So I’m not quite sure how this book ended up on my list. I believe it was given/loaned to me by either my sister or my mother and then sat on my bookshelves unattended. Now that I’ve read it, I understand why it was meant to be shared.
With Pearl Harbor in its backdrop, we follow a murder trial on San Piedro Island where the accused is a Japanese-American man accused of killing a local fisherman whose mother reneged on a deal involving 7 acres of land. Guterson weaves an absorbing tale that fluctuates before, during and after the day that lives on in infamy.
The accused, Kabuo Miyamoto, is a proud and reserved man, which works to his disadvantage, as he sits in court and is perceived as a cold and uncaring killer. Like many of his neighbors, he enlisted following the attack on Pearl Harbor and carries the horrors of war with him, but has buried it below the surface. He doggedly pursues the land promised to his family as he believes they were wronged while they were sent to internment camps, with just two payments remaining.

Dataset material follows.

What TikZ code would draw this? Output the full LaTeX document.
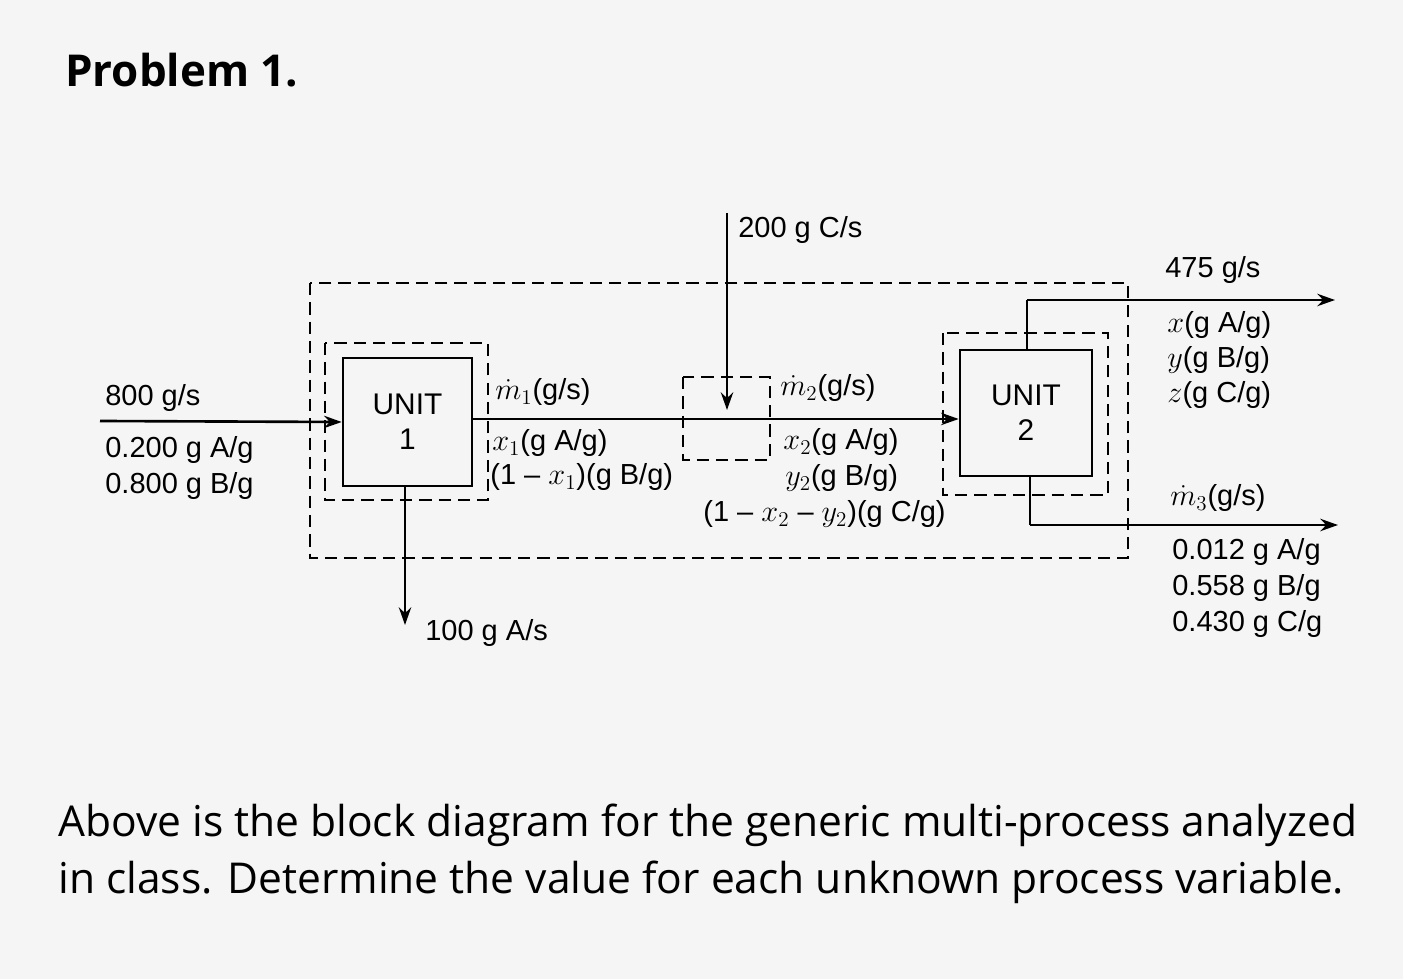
\documentclass[tikz,border=0pt]{standalone}
\usepackage{fontspec}
\setmainfont{Liberation Sans}
\newfontfamily\osans{Open Sans}
\usetikzlibrary{arrows.meta}
\begin{document}
\begin{tikzpicture}[x=0.02cm,y=-0.02cm,
  lab/.style={anchor=west,inner sep=0pt,font=\fontsize{16.5}{19}\selectfont},
  dbox/.style={draw,dashed,line width=1.1pt,dash pattern=on 7pt off 4pt},
  sbox/.style={draw,line width=1.5pt},
  flow/.style={line width=1.5pt,-{Stealth[length=10pt,width=7pt]}},
  line/.style={line width=1.5pt}]
\fill[gray!8] (0,0) rectangle (1403,979);
\useasboundingbox (0,0) rectangle (1403,979);
\node[anchor=west,inner sep=0pt,font=\osans\bfseries\fontsize{25}{29}\selectfont] (title) at (65,70) {Problem 1.};
% dashed boxes
\draw[dbox] (310,283) rectangle (1128,558);
\draw[dbox] (325,343) rectangle (488,500);
\draw[dbox] (683,377) rectangle (770,460);
\draw[dbox] (943,333) rectangle (1108,495);
% units
\node[sbox,minimum width=129*0.02cm,minimum height=128*0.02cm,align=center,font=\fontsize{17}{20}\selectfont] (u1) at (407.5,422) {UNIT\\1};
\node[sbox,minimum width=132*0.02cm,minimum height=126*0.02cm,align=center,font=\fontsize{17}{20}\selectfont] (u2) at (1026,413) {UNIT\\2};
% coordinates
\coordinate (in) at (100,421);
\coordinate (ctop) at (727,213);
\coordinate (cmix) at (727,410);
\coordinate (down) at (405,625);
\coordinate (o1a) at (1027,300);
\coordinate (o1) at (1335,300);
\coordinate (o2a) at (1030,525);
\coordinate (o2) at (1338,525);
% flows
\draw[flow] (in) -- (u1.west);
\draw[flow] (u1.east |- 0,419) -- (u2.west |- 0,419);
\draw[flow] (ctop) -- (cmix);
\draw[flow] (u1.south -| down) -- (down);
\draw[line] (u2.north -| o1a) -- (o1a);
\draw[flow] (o1a) -- (o1);
\draw[line] (u2.south -| o2a) -- (o2a);
\draw[flow] (o2a) -- (o2);
% labels
\node[lab] (l1) at (105,398) {800 g/s};
\node[lab] (l2) at (105,450) {0.200 g A/g};
\node[lab] (l3) at (105,486) {0.800 g B/g};
\node[lab] (l4) at (495,392) {$\dot m_1$(g/s)};
\node[lab] (l5) at (492,443) {$x_1$(g A/g)};
\node[lab] (l6) at (490,477) {(1 -- $x_1$)(g B/g)};
\node[lab] (l7) at (780,388) {$\dot m_2$(g/s)};
\node[lab] (l8) at (783,442) {$x_2$(g A/g)};
\node[lab] (l9) at (785,478) {$y_2$(g B/g)};
\node[lab] (l10) at (703,514) {(1 -- $x_2$ -- $y_2$)(g C/g)};
\node[lab] (l11) at (738,230) {200 g C/s};
\node[lab] (l12) at (1165,270) {475 g/s};
\node[lab] (l13) at (1167,325) {$x$(g A/g)};
\node[lab] (l14) at (1167,360) {$y$(g B/g)};
\node[lab] (l15) at (1167,395) {$z$(g C/g)};
\node[lab] (l16) at (1170,498) {$\dot m_3$(g/s)};
\node[lab] (l17) at (1172,552) {0.012 g A/g};
\node[lab] (l18) at (1172,588) {0.558 g B/g};
\node[lab] (l19) at (1172,624) {0.430 g C/g};
\node[lab] (l20) at (425,633) {100 g A/s};
\node[anchor=west,inner sep=0pt,font=\osans\fontsize{24.2}{28}\selectfont] (t1) at (58,825) {Above is the block diagram for the generic multi-process analyzed};
\node[anchor=west,inner sep=0pt,font=\osans\fontsize{24.2}{28}\selectfont] (t2) at (58,882) {in class. Determine the value for each unknown process variable.};
\end{tikzpicture}
\end{document}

Kabuo’s wife, Hatsue is also proud and feels torn between her feelings as a woman who grew up as an American and her loyalty to her family’s Japanese heritage. Her relationship with a young neighbor is complicated by the war and the ensuing prejudice on both sides. It is never clear if she should have followed her heart rather than her obligation to family.
Ishmael Chambers is the local newspaper editor who had a lengthy relationship with Hatsue. He receives his Dear John letter from the interned Hatsue and goes off to war returning like many others, haunted by it and after being shot, without an arm. His anger over Hatsue’s rejection carriers throughout his life and has made him a bitter man. When he uncovers information that could help exonerate Kabuo, he does not rush to share it and his resentment may prevent an innocent man from being saved.
With Mr. Guterson’s obvious knowledge of the sea, a boat trip is the obvious choice. We could sail on smooth waters and discuss his early years teaching and how he evolved into a wonderful writer.
My rating for Snow Falling on Cedars is an 8 out of 10.